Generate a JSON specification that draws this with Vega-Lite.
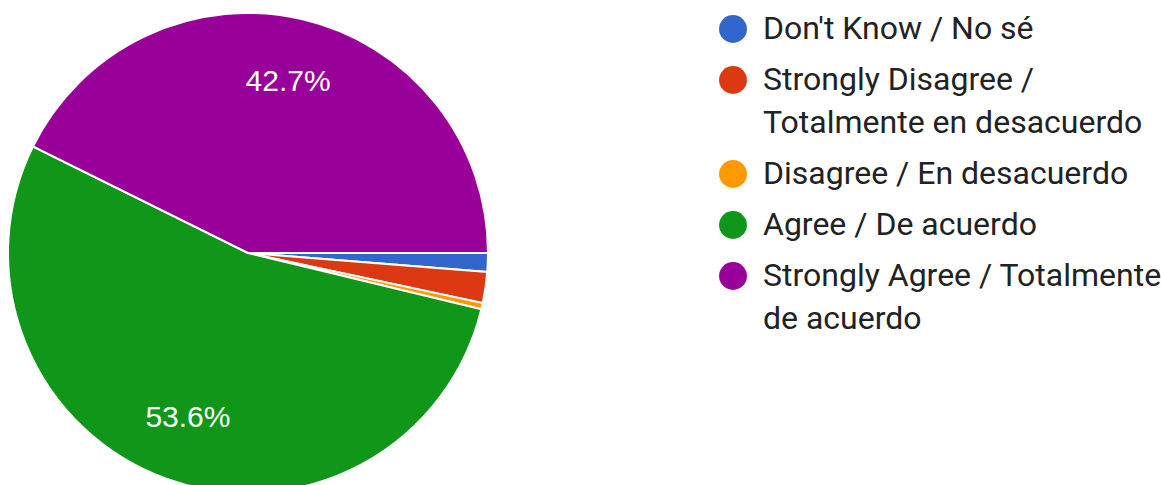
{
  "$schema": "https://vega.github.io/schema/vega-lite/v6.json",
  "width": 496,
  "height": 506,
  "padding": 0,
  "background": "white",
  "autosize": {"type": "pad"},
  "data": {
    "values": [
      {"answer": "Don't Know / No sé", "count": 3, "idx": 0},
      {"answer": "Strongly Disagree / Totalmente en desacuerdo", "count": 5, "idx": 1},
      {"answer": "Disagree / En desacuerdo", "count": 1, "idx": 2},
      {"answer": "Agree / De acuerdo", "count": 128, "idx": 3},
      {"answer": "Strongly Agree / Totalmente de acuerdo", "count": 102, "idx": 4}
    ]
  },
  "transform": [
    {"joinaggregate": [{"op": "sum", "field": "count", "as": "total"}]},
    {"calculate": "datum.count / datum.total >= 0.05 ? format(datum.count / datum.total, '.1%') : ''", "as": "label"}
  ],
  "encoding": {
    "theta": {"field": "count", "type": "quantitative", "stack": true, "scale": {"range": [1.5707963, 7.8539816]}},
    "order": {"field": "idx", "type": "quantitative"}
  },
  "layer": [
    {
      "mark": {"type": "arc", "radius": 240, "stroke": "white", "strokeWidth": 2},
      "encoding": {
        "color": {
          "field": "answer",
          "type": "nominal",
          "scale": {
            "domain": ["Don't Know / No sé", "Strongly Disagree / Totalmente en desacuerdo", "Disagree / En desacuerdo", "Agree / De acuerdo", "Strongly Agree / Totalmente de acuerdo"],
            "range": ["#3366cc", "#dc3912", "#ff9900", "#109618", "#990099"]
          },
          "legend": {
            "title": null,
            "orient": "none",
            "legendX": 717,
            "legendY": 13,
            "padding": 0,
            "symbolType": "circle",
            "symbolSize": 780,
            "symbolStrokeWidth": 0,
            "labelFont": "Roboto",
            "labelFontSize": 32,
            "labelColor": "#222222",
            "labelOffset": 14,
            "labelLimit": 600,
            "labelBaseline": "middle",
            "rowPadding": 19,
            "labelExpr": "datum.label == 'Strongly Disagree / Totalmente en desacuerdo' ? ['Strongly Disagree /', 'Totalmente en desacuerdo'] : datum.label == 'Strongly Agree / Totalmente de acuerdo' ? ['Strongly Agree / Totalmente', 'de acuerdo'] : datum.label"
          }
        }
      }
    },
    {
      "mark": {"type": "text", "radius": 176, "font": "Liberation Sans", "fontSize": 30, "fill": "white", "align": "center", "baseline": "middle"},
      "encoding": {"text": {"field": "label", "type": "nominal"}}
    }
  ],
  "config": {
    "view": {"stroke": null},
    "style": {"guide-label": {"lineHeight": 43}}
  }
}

════════

> Problem statement: Reproduce every line precisely as given, omitting all pictures.

> Answer to this task:
Generate a JSON specification that draws this with Vega-Lite.
{
  "$schema": "https://vega.github.io/schema/vega-lite/v6.json",
  "width": 496,
  "height": 506,
  "padding": 0,
  "background": "white",
  "autosize": {"type": "pad"},
  "data": {
    "values": [
      {"answer": "Don't Know / No sé", "count": 3, "idx": 0},
      {"answer": "Strongly Disagree / Totalmente en desacuerdo", "count": 5, "idx": 1},
      {"answer": "Disagree / En desacuerdo", "count": 1, "idx": 2},
      {"answer": "Agree / De acuerdo", "count": 128, "idx": 3},
      {"answer": "Strongly Agree / Totalmente de acuerdo", "count": 102, "idx": 4}
    ]
  },
  "transform": [
    {"joinaggregate": [{"op": "sum", "field": "count", "as": "total"}]},
    {"calculate": "datum.count / datum.total >= 0.05 ? format(datum.count / datum.total, '.1%') : ''", "as": "label"}
  ],
  "encoding": {
    "theta": {"field": "count", "type": "quantitative", "stack": true, "scale": {"range": [1.5707963, 7.8539816]}},
    "order": {"field": "idx", "type": "quantitative"}
  },
  "layer": [
    {
      "mark": {"type": "arc", "radius": 240, "stroke": "white", "strokeWidth": 2},
      "encoding": {
        "color": {
          "field": "answer",
          "type": "nominal",
          "scale": {
            "domain": ["Don't Know / No sé", "Strongly Disagree / Totalmente en desacuerdo", "Disagree / En desacuerdo", "Agree / De acuerdo", "Strongly Agree / Totalmente de acuerdo"],
            "range": ["#3366cc", "#dc3912", "#ff9900", "#109618", "#990099"]
          },
          "legend": {
            "title": null,
            "orient": "none",
            "legendX": 717,
            "legendY": 13,
            "padding": 0,
            "symbolType": "circle",
            "symbolSize": 780,
            "symbolStrokeWidth": 0,
            "labelFont": "Roboto",
            "labelFontSize": 32,
            "labelColor": "#222222",
            "labelOffset": 14,
            "labelLimit": 600,
            "labelBaseline": "middle",
            "rowPadding": 19,
            "labelExpr": "datum.label == 'Strongly Disagree / Totalmente en desacuerdo' ? ['Strongly Disagree /', 'Totalmente en desacuerdo'] : datum.label == 'Strongly Agree / Totalmente de acuerdo' ? ['Strongly Agree / Totalmente', 'de acuerdo'] : datum.label"
          }
        }
      }
    },
    {
      "mark": {"type": "text", "radius": 176, "font": "Liberation Sans", "fontSize": 30, "fill": "white", "align": "center", "baseline": "middle"},
      "encoding": {"text": {"field": "label", "type": "nominal"}}
    }
  ],
  "config": {
    "view": {"stroke": null},
    "style": {"guide-label": {"lineHeight": 43}}
  }
}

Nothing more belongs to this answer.